Direction: Without any pictures, restate the lines from the one containing "What D3.js code" to the one containing "const height = 295;", word for word, ends included.

Given information:
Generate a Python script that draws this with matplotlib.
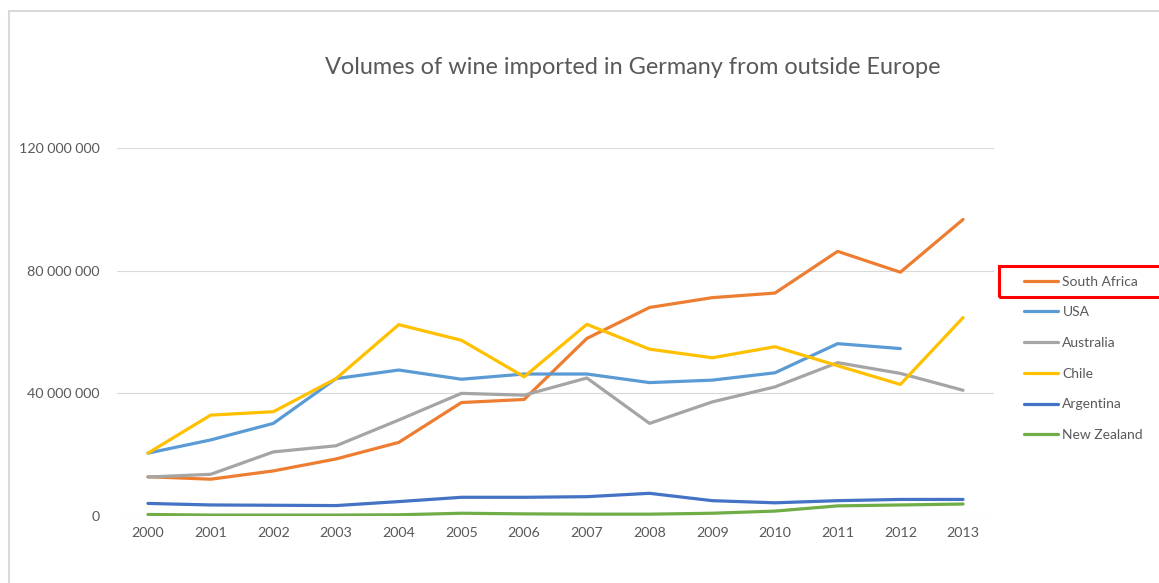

* * *

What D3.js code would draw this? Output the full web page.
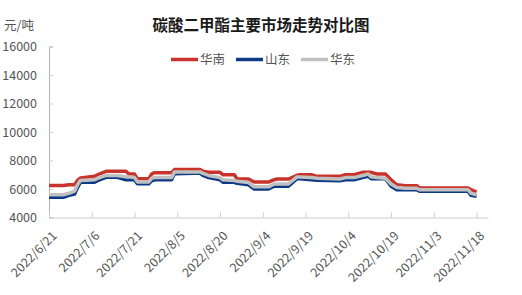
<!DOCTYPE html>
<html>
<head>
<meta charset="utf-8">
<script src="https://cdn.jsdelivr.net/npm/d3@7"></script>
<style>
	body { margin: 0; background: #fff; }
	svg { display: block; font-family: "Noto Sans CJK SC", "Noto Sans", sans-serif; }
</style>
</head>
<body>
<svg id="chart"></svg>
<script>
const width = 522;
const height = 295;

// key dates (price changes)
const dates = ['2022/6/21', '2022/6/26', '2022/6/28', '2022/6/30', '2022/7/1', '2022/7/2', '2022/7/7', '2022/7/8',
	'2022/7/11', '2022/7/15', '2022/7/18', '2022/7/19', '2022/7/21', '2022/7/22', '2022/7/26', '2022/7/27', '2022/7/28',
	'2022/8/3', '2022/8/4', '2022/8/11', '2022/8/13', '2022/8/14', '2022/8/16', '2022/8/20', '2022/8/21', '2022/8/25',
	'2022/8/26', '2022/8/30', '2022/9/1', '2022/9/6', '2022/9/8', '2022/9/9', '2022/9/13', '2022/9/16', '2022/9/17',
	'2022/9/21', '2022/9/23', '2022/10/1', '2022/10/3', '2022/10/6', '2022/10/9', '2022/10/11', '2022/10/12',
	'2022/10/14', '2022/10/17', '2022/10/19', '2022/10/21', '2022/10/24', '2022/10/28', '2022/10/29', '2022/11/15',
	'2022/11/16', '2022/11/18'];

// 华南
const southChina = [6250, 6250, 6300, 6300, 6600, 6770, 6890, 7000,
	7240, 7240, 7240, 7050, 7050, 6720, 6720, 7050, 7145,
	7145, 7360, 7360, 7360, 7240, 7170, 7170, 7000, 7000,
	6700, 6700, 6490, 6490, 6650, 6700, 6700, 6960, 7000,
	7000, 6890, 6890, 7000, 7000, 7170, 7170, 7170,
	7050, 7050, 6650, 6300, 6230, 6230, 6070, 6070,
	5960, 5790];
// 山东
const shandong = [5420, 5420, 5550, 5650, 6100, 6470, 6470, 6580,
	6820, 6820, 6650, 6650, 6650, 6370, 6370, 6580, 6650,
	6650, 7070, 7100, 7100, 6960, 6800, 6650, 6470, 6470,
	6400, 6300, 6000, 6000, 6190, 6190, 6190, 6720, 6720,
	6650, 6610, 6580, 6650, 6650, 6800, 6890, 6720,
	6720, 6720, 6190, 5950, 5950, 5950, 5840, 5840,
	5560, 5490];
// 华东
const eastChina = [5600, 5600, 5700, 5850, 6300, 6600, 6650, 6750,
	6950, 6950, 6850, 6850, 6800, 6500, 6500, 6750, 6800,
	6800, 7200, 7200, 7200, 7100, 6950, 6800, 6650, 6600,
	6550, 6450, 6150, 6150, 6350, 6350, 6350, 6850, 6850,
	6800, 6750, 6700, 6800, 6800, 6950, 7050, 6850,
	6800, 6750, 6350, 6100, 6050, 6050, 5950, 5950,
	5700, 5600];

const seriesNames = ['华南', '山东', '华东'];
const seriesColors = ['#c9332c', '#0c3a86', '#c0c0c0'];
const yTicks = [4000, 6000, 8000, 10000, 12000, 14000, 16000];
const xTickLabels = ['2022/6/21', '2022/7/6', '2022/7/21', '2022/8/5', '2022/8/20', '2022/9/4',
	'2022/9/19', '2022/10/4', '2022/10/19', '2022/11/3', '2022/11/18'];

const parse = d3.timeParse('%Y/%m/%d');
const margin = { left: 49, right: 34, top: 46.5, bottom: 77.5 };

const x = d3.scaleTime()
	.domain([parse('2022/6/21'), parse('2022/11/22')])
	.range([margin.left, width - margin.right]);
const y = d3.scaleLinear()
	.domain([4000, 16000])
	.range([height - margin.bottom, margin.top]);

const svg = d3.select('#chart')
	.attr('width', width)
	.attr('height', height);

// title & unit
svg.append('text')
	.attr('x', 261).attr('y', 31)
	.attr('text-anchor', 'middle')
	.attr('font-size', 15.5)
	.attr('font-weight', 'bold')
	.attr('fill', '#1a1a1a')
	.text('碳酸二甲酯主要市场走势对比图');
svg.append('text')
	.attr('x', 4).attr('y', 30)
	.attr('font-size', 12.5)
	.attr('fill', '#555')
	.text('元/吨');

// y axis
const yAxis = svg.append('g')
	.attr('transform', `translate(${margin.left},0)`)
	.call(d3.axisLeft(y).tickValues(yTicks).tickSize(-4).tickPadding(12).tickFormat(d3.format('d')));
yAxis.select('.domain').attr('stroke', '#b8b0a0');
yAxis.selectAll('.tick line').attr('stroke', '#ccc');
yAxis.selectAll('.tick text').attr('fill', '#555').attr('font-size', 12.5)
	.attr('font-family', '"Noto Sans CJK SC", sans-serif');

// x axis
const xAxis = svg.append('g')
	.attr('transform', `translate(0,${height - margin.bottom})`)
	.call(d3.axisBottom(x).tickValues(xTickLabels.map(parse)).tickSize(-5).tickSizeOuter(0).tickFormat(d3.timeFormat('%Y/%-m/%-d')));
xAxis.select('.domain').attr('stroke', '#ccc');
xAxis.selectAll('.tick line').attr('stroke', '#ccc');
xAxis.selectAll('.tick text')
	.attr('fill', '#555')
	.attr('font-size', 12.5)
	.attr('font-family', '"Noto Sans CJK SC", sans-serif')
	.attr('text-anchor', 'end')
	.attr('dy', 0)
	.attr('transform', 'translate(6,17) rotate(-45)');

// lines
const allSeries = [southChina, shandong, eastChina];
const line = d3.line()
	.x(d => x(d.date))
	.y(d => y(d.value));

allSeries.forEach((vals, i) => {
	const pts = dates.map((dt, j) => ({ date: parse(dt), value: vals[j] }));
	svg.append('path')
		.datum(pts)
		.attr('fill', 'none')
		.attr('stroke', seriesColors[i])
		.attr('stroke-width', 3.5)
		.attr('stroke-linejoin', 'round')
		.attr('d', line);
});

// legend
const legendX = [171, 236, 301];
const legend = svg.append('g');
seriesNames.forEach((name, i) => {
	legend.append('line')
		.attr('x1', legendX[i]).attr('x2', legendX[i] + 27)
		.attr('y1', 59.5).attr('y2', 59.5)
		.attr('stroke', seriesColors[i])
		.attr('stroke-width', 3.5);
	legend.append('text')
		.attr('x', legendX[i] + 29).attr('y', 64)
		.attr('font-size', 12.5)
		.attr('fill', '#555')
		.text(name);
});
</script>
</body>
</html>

Task answer:
What D3.js code would draw this? Output the full web page.
<!DOCTYPE html>
<html>
<head>
<meta charset="utf-8">
<script src="https://cdn.jsdelivr.net/npm/d3@7"></script>
<style>
	body { margin: 0; background: #fff; }
	svg { display: block; font-family: "Noto Sans CJK SC", "Noto Sans", sans-serif; }
</style>
</head>
<body>
<svg id="chart"></svg>
<script>
const width = 522;
const height = 295;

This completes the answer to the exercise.